◆ EXERCISE AIM
From the first line of the data below through the line bearing "98.05<br>R² = 0.771</div>", reproduce each line exactly; do not include pictures.

◆ DATASET EXCERPT
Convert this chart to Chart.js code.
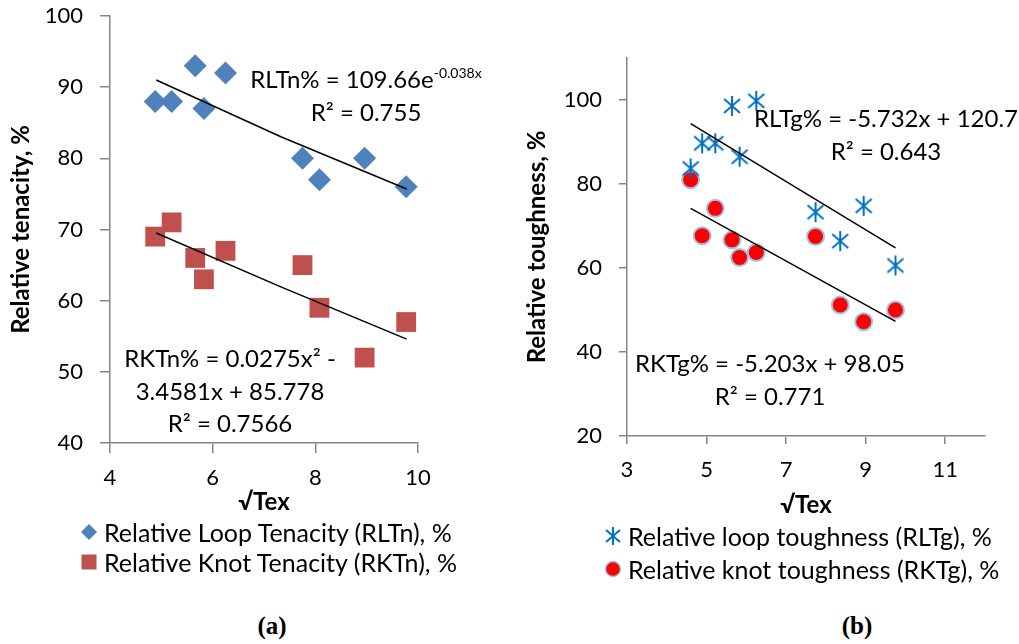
<!DOCTYPE html>
<html>
<head>
<meta charset="utf-8">
<script src="https://cdn.jsdelivr.net/npm/chart.js@4.4.0/dist/chart.umd.min.js"></script>
<style>
	body { margin: 0; width: 1019px; height: 644px; background: #fff; position: relative; overflow: hidden; font-family: Lato, "Open Sans", sans-serif; color: #000; }
	.wrap { position: absolute; top: 0; height: 520px; }
	#wrapA { left: 0; width: 520px; }
	#wrapB { left: 510px; width: 509px; }
	.note { position: absolute; font-size: 24px; line-height: 32.5px; white-space: nowrap; text-align: center; transform: translateX(-50%); }
	.note sup { font-size: 14px; vertical-align: 10px; line-height: 0; }
	.legend { position: absolute; font-size: 25px; white-space: nowrap; }
	.legend div { display: flex; align-items: center; }
	.legend svg { margin-right: 6px; flex: none; }
	.tag { position: absolute; top: 612px; font: bold 25px "Liberation Serif", serif; transform: translateX(-50%); }
</style>
</head>
<body>
	<div class="wrap" id="wrapA"><canvas id="chartA"></canvas></div>
	<div class="wrap" id="wrapB"><canvas id="chartB"></canvas></div>

	<div class="note" style="left:366px; top:63px;">RLTn% = 109.66e<sup>-0.038x</sup><br>R² = 0.755</div>
	<div class="note" style="left:230px; top:342px;">RKTn% = 0.0275x² -<br>3.4581x + 85.778<br>R² = 0.7566</div>
	<div class="note" style="left:886px; top:102px;">RLTg% = -5.732x + 120.7<br>R² = 0.643</div>
	<div class="note" style="left:770px; top:347px;">RKTg% = -5.203x + 98.05<br>R² = 0.771</div>

	<div class="legend" style="left:80px; top:517px;">
		<div style="height:30px"><svg width="18" height="18"><polygon points="9,1 17,9 9,17 1,9" fill="#4F81BD"/></svg>Relative Loop Tenacity (RLTn), %</div>
		<div style="height:30px"><svg width="18" height="18"><rect x="1.5" y="1.5" width="15" height="15" fill="#C0504D"/></svg>Relative Knot Tenacity (RKTn), %</div>
	</div>
	<div class="legend" style="left:604px; top:519px;">
		<div style="height:33px"><svg width="18" height="20"><g stroke="#0070C0" stroke-width="2"><line x1="9" y1="1" x2="9" y2="19"/><line x1="2" y1="4" x2="16" y2="16"/><line x1="2" y1="16" x2="16" y2="4"/></g></svg>Relative loop toughness (RLTg), %</div>
		<div style="height:33px"><svg width="18" height="20"><circle cx="9" cy="10" r="7.5" fill="#FF0000" stroke="#9DC3E6" stroke-width="1.5"/></svg>Relative knot toughness (RKTg), %</div>
	</div>

	<div class="tag" style="left:272px;">(a)</div>
	<div class="tag" style="left:857px;">(b)</div>

<script>
// (a) tenacity vs sqrt(tex)
const tenacityX = [4.88, 5.2, 5.66, 5.83, 6.25, 7.75, 8.08, 8.96, 9.77];
const loopTenacity = [88, 88, 93, 87, 92, 80, 77, 80, 76];
const knotTenacity = [69, 71, 66, 63, 67, 65, 59, 52, 57];

const tenacityTrendX = [4.9, 7.34, 9.78];
const loopTenacityTrend = [91.0, 83.0, 75.7];
const knotTenacityTrend = [69.5, 61.9, 54.6];

const tenacityXTicks = [4, 6, 8, 10];
const tenacityYTicks = [40, 50, 60, 70, 80, 90, 100];

// (b) toughness vs sqrt(tex)
const toughnessX = [4.6, 4.89, 5.22, 5.64, 5.83, 6.25, 7.74, 8.36, 8.95, 9.75];
const loopToughness = [83.7, 89.7, 89.7, 98.6, 86.5, 99.8, 73.3, 66.4, 74.8, 60.6];
const knotToughness = [81, 67.7, 74.2, 66.7, 62.5, 63.7, 67.5, 51.2, 47.2, 50];

const toughnessTrendX = [4.6, 9.75];
const loopToughnessTrend = [94.4, 64.8];
const knotToughnessTrend = [74.2, 47.3];

const toughnessXTicks = [3, 5, 7, 9, 11];
const toughnessYTicks = [20, 40, 60, 80, 100];

const axisGrey = '#868686';
const tickFont = { family: 'Lato', size: 22 };
const titleFont = { family: 'Lato', size: 24, weight: 'bold' };

const toPoints = (xs, ys) => xs.map((x, i) => ({ x, y: ys[i] }));

const makeStar = () => {
	const c = document.createElement('canvas');
	c.width = 20;
	c.height = 22;
	const ctx = c.getContext('2d');
	ctx.strokeStyle = '#0070C0';
	ctx.lineWidth = 2;
	ctx.beginPath();
	ctx.moveTo(10, 1); ctx.lineTo(10, 21);
	ctx.moveTo(2, 4); ctx.lineTo(18, 18);
	ctx.moveTo(2, 18); ctx.lineTo(18, 4);
	ctx.stroke();
	return c;
};

const trendSet = (xs, ys) => ({
	data: toPoints(xs, ys),
	showLine: true,
	borderColor: '#000',
	borderWidth: 1.5,
	pointRadius: 0,
	fill: false,
	order: 0,
});

const fixedTicks = (values) => (scale) => {
	scale.ticks = values.map((value) => ({ value }));
};

const buildScales = (cfg) => ({
	x: {
		type: 'linear',
		min: cfg.xMin,
		max: cfg.xMax,
		afterBuildTicks: fixedTicks(cfg.xTicks),
		afterFit: (scale) => { scale.height = cfg.xHeight; },
		ticks: { font: tickFont, color: '#000', padding: cfg.xPad },
		grid: { drawOnChartArea: false, drawTicks: true, tickLength: cfg.tick, color: axisGrey, lineWidth: 1.5 },
		border: { color: axisGrey, width: 1.5 },
		title: { display: true, text: '√Tex', font: titleFont, color: '#000', padding: { top: 0, bottom: cfg.xTitlePad } },
	},
	y: {
		type: 'linear',
		min: cfg.yMin,
		max: cfg.yMax,
		afterBuildTicks: fixedTicks(cfg.yTicks),
		afterFit: (scale) => {
			// keep the label padding from pushing the plot top down
			scale.width = cfg.yWidth;
			scale.paddingTop = 0;
			scale.paddingBottom = 0;
		},
		ticks: { font: tickFont, color: '#000', padding: cfg.yPad },
		grid: { drawOnChartArea: false, drawTicks: true, tickLength: cfg.tick, color: axisGrey, lineWidth: 1.5 },
		border: { color: axisGrey, width: 1.5 },
		title: { display: true, text: cfg.yTitle, font: titleFont, color: '#000', padding: { top: cfg.yTitlePad, bottom: 0 } },
	},
});

const baseOptions = (cfg) => ({
	responsive: true,
	maintainAspectRatio: false,
	animation: false,
	layout: { padding: cfg.padding },
	plugins: { legend: { display: false }, tooltip: { enabled: false } },
	scales: buildScales(cfg),
});

new Chart(document.getElementById('chartA'), {
	type: 'scatter',
	data: {
		datasets: [
			{
				data: toPoints(tenacityX, loopTenacity),
				pointStyle: 'rectRot',
				pointRadius: 11.5,
				backgroundColor: '#4F81BD',
				borderWidth: 0,
				order: 1,
			},
			{
				data: toPoints(tenacityX, knotTenacity),
				pointStyle: 'rect',
				pointRadius: 14,
				backgroundColor: '#C0504D',
				borderWidth: 0,
				order: 1,
			},
			trendSet(tenacityTrendX, loopTenacityTrend),
			trendSet(tenacityTrendX, knotTenacityTrend),
		],
	},
	options: baseOptions({
		padding: { left: 0, top: 16, right: 102, bottom: 0 },
		xMin: 4, xMax: 10, xTicks: tenacityXTicks, xHeight: 77, xPad: 12, xTitlePad: 3,
		yMin: 40, yMax: 100, yTicks: tenacityYTicks, yWidth: 110, yPad: 17, yTitlePad: 7,
		tick: 10,
		yTitle: 'Relative tenacity, %',
	}),
});

new Chart(document.getElementById('chartB'), {
	type: 'scatter',
	data: {
		datasets: [
			{
				data: toPoints(toughnessX, loopToughness),
				pointStyle: makeStar(),
				order: 1,
			},
			{
				data: toPoints(toughnessX, knotToughness),
				pointStyle: 'circle',
				pointRadius: 8.5,
				backgroundColor: '#FF0000',
				borderColor: '#9DC3E6',
				borderWidth: 2,
				order: 1,
			},
			trendSet(toughnessTrendX, loopToughnessTrend),
			trendSet(toughnessTrendX, knotToughnessTrend),
		],
	},
	options: baseOptions({
		padding: { left: 0, top: 58, right: 34, bottom: 0 },
		xMin: 3, xMax: 12, xTicks: toughnessXTicks, xHeight: 84, xPad: 13, xTitlePad: 0,
		yMin: 20, yMax: 110, yTicks: toughnessYTicks, yWidth: 117, yPad: 17, yTitlePad: 13,
		tick: 8,
		yTitle: 'Relative toughness, %',
	}),
});
</script>
</body>
</html>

◆ THE RESPONSE
Convert this chart to Chart.js code.
<!DOCTYPE html>
<html>
<head>
<meta charset="utf-8">
<script src="https://cdn.jsdelivr.net/npm/chart.js@4.4.0/dist/chart.umd.min.js"></script>
<style>
	body { margin: 0; width: 1019px; height: 644px; background: #fff; position: relative; overflow: hidden; font-family: Lato, "Open Sans", sans-serif; color: #000; }
	.wrap { position: absolute; top: 0; height: 520px; }
	#wrapA { left: 0; width: 520px; }
	#wrapB { left: 510px; width: 509px; }
	.note { position: absolute; font-size: 24px; line-height: 32.5px; white-space: nowrap; text-align: center; transform: translateX(-50%); }
	.note sup { font-size: 14px; vertical-align: 10px; line-height: 0; }
	.legend { position: absolute; font-size: 25px; white-space: nowrap; }
	.legend div { display: flex; align-items: center; }
	.legend svg { margin-right: 6px; flex: none; }
	.tag { position: absolute; top: 612px; font: bold 25px "Liberation Serif", serif; transform: translateX(-50%); }
</style>
</head>
<body>
	<div class="wrap" id="wrapA"><canvas id="chartA"></canvas></div>
	<div class="wrap" id="wrapB"><canvas id="chartB"></canvas></div>

	<div class="note" style="left:366px; top:63px;">RLTn% = 109.66e<sup>-0.038x</sup><br>R² = 0.755</div>
	<div class="note" style="left:230px; top:342px;">RKTn% = 0.0275x² -<br>3.4581x + 85.778<br>R² = 0.7566</div>
	<div class="note" style="left:886px; top:102px;">RLTg% = -5.732x + 120.7<br>R² = 0.643</div>
	<div class="note" style="left:770px; top:347px;">RKTg% = -5.203x + 98.05<br>R² = 0.771</div>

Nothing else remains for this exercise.